Yes. Acorns are edible and are not toxic to humans when ingested.
Yes, acorns are definitely edible. They are packed full of proteins and carbohydrates, and are plentiful as many different kinds of oak trees produce them.
Yes, they’re edible. There’s even recipes using acorns available! They require a special cooking process, though. See below for more details.

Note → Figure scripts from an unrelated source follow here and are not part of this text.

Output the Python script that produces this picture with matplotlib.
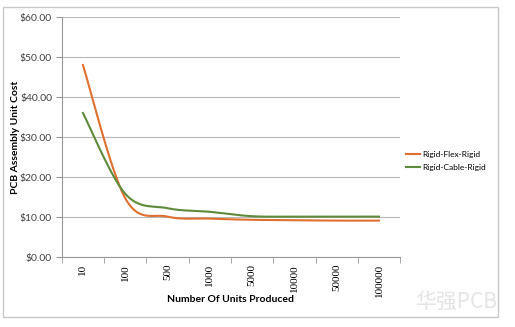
import numpy as np
import matplotlib.pyplot as plt
from matplotlib.patches import Rectangle

# datos
units = ['10', '100', '500', '1000', '5000', '10000', '50000', '100000']
rigid_flex = [48.0, 14.7, 10.1, 9.6, 9.3, 9.2, 9.1, 9.1]
rigid_cable = [36.0, 15.8, 12.2, 11.3, 10.2, 10.1, 10.1, 10.1]


def smooth(y, n=30):
    # curva suavizada tipo Excel (Catmull-Rom)
    y = np.asarray(y, dtype=float)
    x = np.arange(len(y), dtype=float)
    px = np.concatenate([[x[0]], x, [x[-1]]])
    py = np.concatenate([[y[0]], y, [y[-1]]])
    xs, ys = [], []
    t = np.linspace(0, 1, n)
    for i in range(1, len(px) - 2):
        for p, out in ((px, xs), (py, ys)):
            p0, p1, p2, p3 = p[i - 1], p[i], p[i + 1], p[i + 2]
            c1 = p1 + (p2 - p0) / 6
            c2 = p2 - (p3 - p1) / 6
            out.extend((1 - t) ** 3 * p1 + 3 * (1 - t) ** 2 * t * c1
                       + 3 * (1 - t) * t ** 2 * c2 + t ** 3 * p2)
    return np.array(xs), np.array(ys)


plt.rcParams['font.family'] = 'Lato'

fig = plt.figure(figsize=(5.15, 3.27), dpi=100)
fig.patches.append(Rectangle((0.006, 0.03), 0.961, 0.95, transform=fig.transFigure,
                             fill=False, edgecolor='#c8c8c8', linewidth=1))
ax = fig.add_axes([0.120, 0.214, 0.657, 0.734])

ax.plot(*smooth(rigid_flex), color='#e07030', linewidth=1.5, label='Rigid-Flex-Rigid')
ax.plot(*smooth(rigid_cable), color='#5e8a3c', linewidth=1.5, label='Rigid-Cable-Rigid')

ax.set_xlim(-0.5, len(units) - 0.5)
ax.set_ylim(0, 60)
ax.set_yticks(np.arange(0, 61, 10))
ax.set_yticklabels(['$%.2f' % v for v in np.arange(0, 61, 10)], fontsize=7.5, color='#404040')
ax.set_xticks(np.arange(len(units)))
ax.set_xticklabels(units, rotation=90, fontsize=8, family='Liberation Serif', va='top')
ax.set_xticks(np.arange(len(units) + 1) - 0.5, minor=True)
ax.tick_params(axis='x', which='major', length=0, pad=5)
ax.tick_params(axis='x', which='minor', length=4, color='#999999')
ax.tick_params(axis='y', length=4, color='#999999', pad=3)
ax.grid(axis='y', color='#b8b8b8', linewidth=0.8)
ax.set_axisbelow(True)
for s in ['top', 'right']:
    ax.spines[s].set_visible(False)
ax.spines['left'].set_color('#999999')
ax.spines['bottom'].set_color('#999999')

ax.set_xlabel('Number Of Units Produced', fontsize=7.5, fontweight='bold')
ax.set_ylabel('PCB Assembly Unit Cost', fontsize=7.5, fontweight='bold')
ax.xaxis.set_label_coords(0.5, -0.16)
ax.yaxis.set_label_coords(-0.125, 0.5)

ax.legend(loc='center left', bbox_to_anchor=(1.0, 0.40), frameon=False, fontsize=6,
          handlelength=1.7, handletextpad=0.2, labelspacing=0.7, borderpad=0.2)

fig.text(0.885, 0.06, '华强PCB', fontsize=15, color='#e4e4e4', ha='center',
         family=['Noto Sans CJK SC', 'DejaVu Sans'])

fig.savefig('out.png', dpi=100)
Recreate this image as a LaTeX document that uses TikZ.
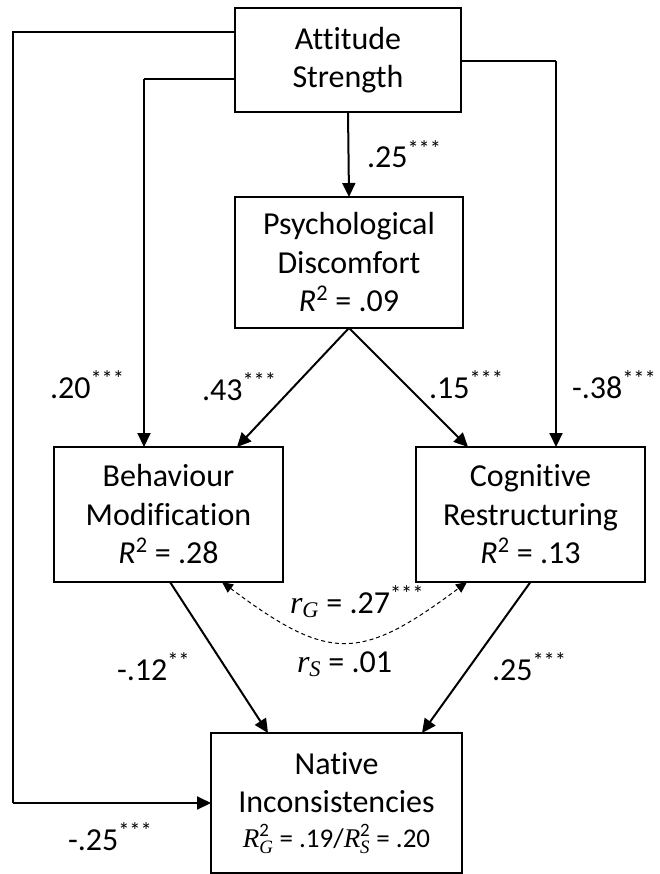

It isn’t wise, however, to eat acorns as they are found upon the sidewalk, the way a chipmunk could. Raw acorns contain high concentrations of tannic acid, so their taste is bitter, and some varieties can in their raw state be toxic to humans. Even for the animals that eat acorns raw, the tannins in them can be irritating; for this reason, few animals eat acorns exclusively, and some acorn-eaters allow the nuts to soak for a time in water before they consume them. Processing acorns removes the tannic acid and makes them palatable. This starts with ripe acorns, those that have fallen from the tree of their own accord, or that fall readily with a light tap. Native Americans blanched the tannins from acorns by putting the shelled nuts in a bag, and letting the bag sit in the waters of a fast running stream. Boiling the nuts repeatedly, until the water no longer contains any trace of the brown tannic acid, accomplishes the same thing. The acorns can then be roasted just as other tree nuts are.